To provide social and economic prosperity by providing access to opportunities that stabilize and develop families and communities.
Model Cities’ roots date back to the 1960s era of community empowerment. It was created in 1967 by members of St. James AME Church to remedy health access issues among low income residents of St. Paul’s Summit-University community. With a $25,000 grant from Ramsey Action Programs and the City of St Paul, a Public Health Nurse was hired to coordinate volunteer services of physicians, dentists and nurses. A van was purchased to provide free health services throughout the neighborhood and other parts of the City. In 1969, when Federal Model Cities Demonstration Act funding was awarded to St Paul, the Summit-University neighborhood was designated as the Model Neighborhood and the project took on the name Model Cities Health Project.

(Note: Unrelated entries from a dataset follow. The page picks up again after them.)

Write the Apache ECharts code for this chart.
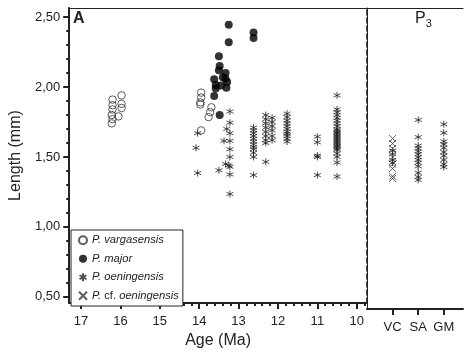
<!DOCTYPE html>
<html>
<head>
<meta charset="utf-8">
<script src="https://cdn.jsdelivr.net/npm/echarts@6/dist/echarts.min.js"></script>
<style>
  html, body { margin: 0; padding: 0; background: #fff; }
  #chart { width: 468px; height: 354px; }
</style>
</head>
<body>
<div id="chart"></div>
<script>
// Tooth length (mm) against age (Ma), plus three undated localities on the right panel.
const ageTicks = [10, 11, 12, 13, 14, 15, 16, 17];
const lengthTicks = [0.5, 1.0, 1.5, 2.0, 2.5];
const localities = ['VC', 'SA', 'GM'];

// [age, length] pairs
const vargasensis = [
  [16.2, 1.91], [16.2, 1.87], [16.2, 1.84], [16.22, 1.80], [16.2, 1.77], [16.22, 1.74],
  [15.97, 1.94], [15.97, 1.88], [15.97, 1.85], [16.05, 1.79],
  [13.95, 1.96], [13.95, 1.925], [13.97, 1.89], [13.97, 1.875],
  [13.69, 1.855], [13.72, 1.82], [13.76, 1.785], [13.95, 1.69]
];

const major = [
  [13.25, 2.445], [13.25, 2.32], [12.62, 2.39], [12.62, 2.35],
  [13.5, 2.22], [13.48, 2.15], [13.5, 2.12], [13.33, 2.10], [13.4, 2.07],
  [13.33, 2.06], [13.62, 2.055], [13.29, 2.035], [13.58, 2.015], [13.45, 2.01],
  [13.58, 1.99], [13.31, 1.995], [13.62, 1.935], [13.48, 1.80]
];

const oeningensis = [
  [14.04, 1.67], [14.08, 1.565], [14.04, 1.385],
  [13.5, 1.405], [13.37, 1.615], [13.33, 1.45], [13.3, 1.70], [13.25, 1.44],
  [13.22, 1.825], [13.22, 1.745], [13.22, 1.67], [13.22, 1.615], [13.22, 1.555],
  [13.22, 1.50], [13.22, 1.43], [13.22, 1.375], [13.22, 1.235],
  [12.62, 1.71], [12.62, 1.69], [12.62, 1.67], [12.62, 1.65], [12.62, 1.63],
  [12.62, 1.61], [12.62, 1.59], [12.62, 1.57], [12.62, 1.555], [12.62, 1.53],
  [12.62, 1.50], [12.62, 1.37],
  [12.31, 1.80], [12.31, 1.77], [12.31, 1.74], [12.31, 1.71], [12.31, 1.68],
  [12.31, 1.65], [12.31, 1.62], [12.31, 1.60], [12.31, 1.465],
  [12.15, 1.78], [12.15, 1.75], [12.15, 1.72], [12.15, 1.69], [12.15, 1.65], [12.15, 1.62],
  [11.77, 1.81], [11.77, 1.785], [11.77, 1.76], [11.77, 1.74], [11.77, 1.72],
  [11.77, 1.70], [11.77, 1.68], [11.77, 1.665], [11.77, 1.65], [11.77, 1.63], [11.77, 1.61],
  [11.0, 1.645], [11.0, 1.605], [11.0, 1.51], [11.0, 1.50], [11.0, 1.37],
  [10.5, 1.94], [10.5, 1.84], [10.5, 1.82], [10.5, 1.80], [10.5, 1.78], [10.5, 1.76],
  [10.5, 1.74], [10.5, 1.72], [10.5, 1.70], [10.5, 1.69], [10.5, 1.68], [10.5, 1.67],
  [10.5, 1.66], [10.5, 1.65], [10.5, 1.64], [10.5, 1.63], [10.5, 1.62], [10.5, 1.61],
  [10.5, 1.60], [10.5, 1.59], [10.5, 1.58], [10.5, 1.57], [10.5, 1.56], [10.5, 1.55],
  [10.5, 1.525], [10.5, 1.50], [10.5, 1.46], [10.5, 1.36]
];

// lengths per locality (right panel)
const vcOeningensis = [1.565, 1.54, 1.50, 1.48];
const vcCfOeningensis = [1.65, 1.615, 1.58, 1.52, 1.47, 1.44, 1.385, 1.37];
const saOeningensis = [1.78, 1.66, 1.60, 1.58, 1.56, 1.54, 1.52, 1.50, 1.48, 1.455, 1.41, 1.38, 1.36];
const gmOeningensis = [1.75, 1.69, 1.63, 1.61, 1.585, 1.555, 1.53, 1.50, 1.47, 1.45];

const ink = '#222';
const font = 'Liberation Sans, Arial, sans-serif';

const minorAge = [];
for (let a = 98; a <= 172; a += 2) if (a % 10 !== 0) minorAge.push(a / 10);
const minorLen = [];
for (let l = 6; l <= 25; l++) if (l % 5 !== 0) minorLen.push(l / 10);

const localityPoints = (vals, idx) => vals.map(v => [idx + 1, v]);
const rightOeningensis = [
  ...localityPoints(vcOeningensis, 0),
  ...localityPoints(saOeningensis, 1),
  ...localityPoints(gmOeningensis, 2)
];
const rightCf = localityPoints(vcCfOeningensis, 0);

const ASTERISK = 'path://M5 0L5 10M0.67 2.5L9.33 7.5M0.67 7.5L9.33 2.5';
const CROSS = 'path://M0 0L10 10M0 10L10 0';

const Y_MIN = 0.455, Y_MAX = 2.565;
const hidden = { show: false };

const chart = echarts.init(document.getElementById('chart'), null, { renderer: 'canvas' });

chart.setOption({
  animation: false,
  backgroundColor: '#fff',
  grid: [
    { left: 64, top: 8, width: 303, height: 301 },
    { left: 367, top: 8, width: 96, height: 301 }
  ],
  xAxis: [
    {
      gridIndex: 0, type: 'value', position: 'bottom', inverse: true, min: 9.74, max: 17.3,
      axisLine: { lineStyle: { color: ink, width: 2 } },
      axisTick: { customValues: ageTicks, length: 6, lineStyle: { color: ink, width: 2 } },
      axisLabel: { customValues: ageTicks, color: ink, fontSize: 13, fontFamily: font, margin: 12 },
      splitLine: hidden,
      name: 'Age (Ma)', nameLocation: 'middle', nameGap: 29,
      nameTextStyle: { color: ink, fontSize: 16, fontFamily: font }
    },
    {
      gridIndex: 1, type: 'value', position: 'bottom', min: 0, max: 3.75,
      axisLine: { lineStyle: { color: ink, width: 2 } },
      axisTick: { customValues: [1, 2, 3], length: 6, lineStyle: { color: ink, width: 2 } },
      axisLabel: {
        customValues: [1, 2, 3], color: ink, fontSize: 13, fontFamily: font, margin: 12,
        formatter: v => localities[Math.round(v) - 1]
      },
      splitLine: hidden
    },
    {
      gridIndex: 0, type: 'value', position: 'bottom', inverse: true, min: 9.74, max: 17.3,
      axisLine: hidden,
      axisTick: { customValues: minorAge, length: 3, lineStyle: { color: ink, width: 2 } },
      axisLabel: hidden, splitLine: hidden
    },
    {
      gridIndex: 0, type: 'value', position: 'top', inverse: true, min: 9.74, max: 17.3,
      axisLine: { lineStyle: { color: ink, width: 1 } },
      axisTick: hidden, axisLabel: hidden, splitLine: hidden
    },
    {
      gridIndex: 1, type: 'value', position: 'top', min: 0, max: 3.75,
      axisLine: { lineStyle: { color: ink, width: 1 } },
      axisTick: hidden, axisLabel: hidden, splitLine: hidden
    }
  ],
  yAxis: [
    {
      gridIndex: 0, type: 'value', position: 'left', min: Y_MIN, max: Y_MAX,
      axisLine: { show: true, lineStyle: { color: ink, width: 2 } },
      axisTick: { show: true, customValues: lengthTicks, length: 6, lineStyle: { color: ink, width: 2 } },
      axisLabel: {
        customValues: lengthTicks, color: ink, fontSize: 13, fontFamily: font, margin: 9,
        formatter: v => v.toFixed(2).replace('.', ',')
      },
      splitLine: hidden,
      name: 'Length (mm)', nameLocation: 'middle', nameGap: 41,
      nameTextStyle: { color: ink, fontSize: 16, fontFamily: font }
    },
    {
      gridIndex: 0, type: 'value', position: 'left', min: Y_MIN, max: Y_MAX,
      axisLine: hidden,
      axisTick: { show: true, customValues: minorLen, length: 3, lineStyle: { color: ink, width: 2 } },
      axisLabel: hidden, splitLine: hidden
    },
    {
      gridIndex: 0, type: 'value', position: 'right', min: Y_MIN, max: Y_MAX,
      axisLine: { show: true, lineStyle: { color: '#111', width: 1.5, type: [5, 3] } },
      axisTick: hidden, axisLabel: hidden, splitLine: hidden
    },
    {
      gridIndex: 1, type: 'value', position: 'right', min: Y_MIN, max: Y_MAX,
      axisLine: { show: true, lineStyle: { color: ink, width: 1 } },
      axisTick: hidden, axisLabel: hidden, splitLine: hidden
    }
  ],
  legend: {
    orient: 'vertical', left: 71, top: 230,
    data: ['P. vargasensis', 'P. major', 'P. oeningensis', 'P. cf. oeningensis'],
    itemWidth: 8, itemHeight: 8, itemGap: 6,
    padding: [4, 4, 4, 7],
    borderColor: ink, borderWidth: 1,
    backgroundColor: '#fff',
    selectedMode: false,
    textStyle: {
      color: ink, fontSize: 11.2, fontFamily: font, fontStyle: 'italic', lineHeight: 12.5,
      rich: { n: { fontStyle: 'normal', fontSize: 11.2, fontFamily: font, color: ink, lineHeight: 12.5 } }
    },
    formatter: name => name.replace('cf.', '{n|cf.}')
  },
  series: [
    {
      name: 'P. oeningensis', type: 'scatter', xAxisIndex: 0, yAxisIndex: 0,
      symbol: ASTERISK, symbolSize: 7,
      itemStyle: { color: ink, borderColor: ink, borderWidth: 1 },
      emphasis: { disabled: true },
      data: oeningensis
    },
    {
      name: 'P. oeningensis', type: 'scatter', xAxisIndex: 1, yAxisIndex: 3,
      symbol: ASTERISK, symbolSize: 7,
      itemStyle: { color: ink, borderColor: ink, borderWidth: 1 },
      emphasis: { disabled: true },
      data: rightOeningensis
    },
    {
      name: 'P. cf. oeningensis', type: 'scatter', xAxisIndex: 1, yAxisIndex: 3,
      symbol: CROSS, symbolSize: 7,
      itemStyle: { color: ink, borderColor: '#333', borderWidth: 1 },
      emphasis: { disabled: true },
      data: rightCf
    },
    {
      name: 'P. vargasensis', type: 'scatter', xAxisIndex: 0, yAxisIndex: 0,
      symbol: 'circle', symbolSize: 7.5,
      itemStyle: { color: 'rgba(255,255,255,0)', borderColor: '#333', borderWidth: 1 },
      emphasis: { disabled: true },
      data: vargasensis
    },
    {
      name: 'P. major', type: 'scatter', xAxisIndex: 0, yAxisIndex: 0,
      symbol: 'circle', symbolSize: 8,
      itemStyle: { color: '#000', borderColor: '#000', borderWidth: 0 },
      emphasis: { disabled: true },
      data: major
    }
  ],
  graphic: [
    {
      type: 'text', left: 73, top: 11,
      style: { text: 'A', fontSize: 16, fontWeight: 'bold', fontFamily: font, fill: ink }
    },
    {
      type: 'text', left: 415, top: 11,
      style: {
        text: '{p|P}{s|3}', fill: ink,
        rich: {
          p: { fontSize: 16, fontFamily: font, fill: ink, color: ink },
          s: { fontSize: 11, fontFamily: font, fill: ink, color: ink, padding: [10, 0, 0, 0] }
        }
      }
    }
  ]
});
</script>
</body>
</html>
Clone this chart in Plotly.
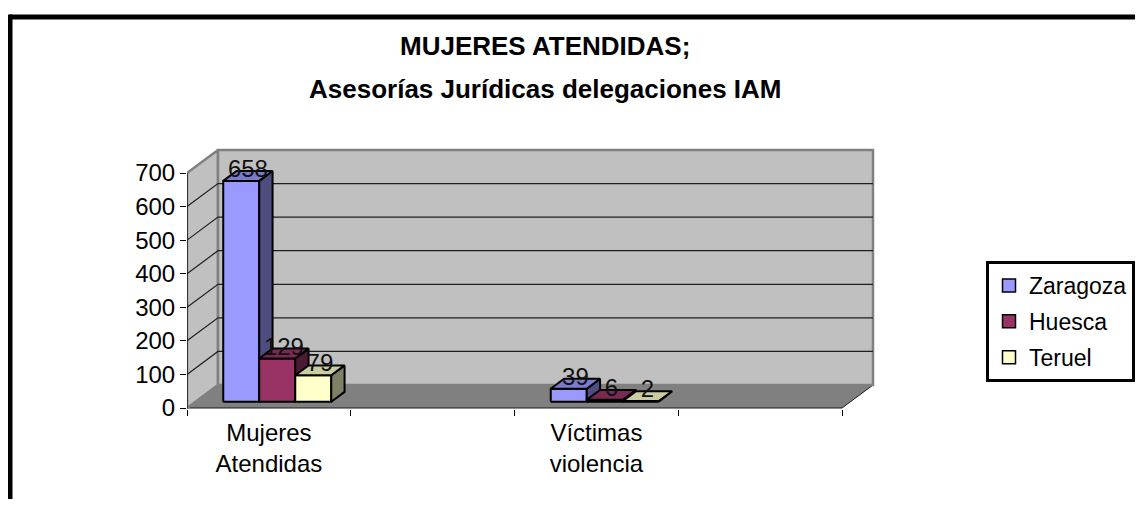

In 1972, with the phasing out of the Federal Model Cities program, Model Cities Health Project became a part of the St Paul Division of Public Health and functioned as its satellite clinic. In 1985, when Model Cities was still a part of the City, the St. Paul Foundation awarded a $3,000 grant from its newly created Management Assistance Program. This grant funded a strategic planning process to guide Model Cities’ becoming a private nonprofit organization. The plan was achieved, and on December 1, 1985, Model Cities Health Project became Model Cities Health Center, Inc., a private nonprofit 501(c) (3) agency. Meanwhile, the agency’s federal assistance moved from the Department of Housing and Urban Development to Department of Health Education and Welfare (now Health and Human Services).
Due to Federal regulations and limitations on Model Cities’ scope of services, in 1991 the agency was restructured from one agency into three affiliate organizations: Model Cities Health Center (primary health care operations), Model Cities Family Development Center (social services and early childhood development), and Model Cities of St. Paul (the parent company and development arm of the affiliation). Federal regulations regarding affiliations placed new restraints on Model Cities’ affiliation in 1997, and given federal devolution, government cut-backs, and a need to increase organizational efficiencies and reduce costs, in 1998, the family development center merged under Model Cities of St. Paul, Inc. The health center continues to operate as a separate organization. In 1998, Model Cities established its community development corporation for the purpose of fully integrating human services with economic development.
Three years later, Model Cities Properties was established as a 501(c)(3).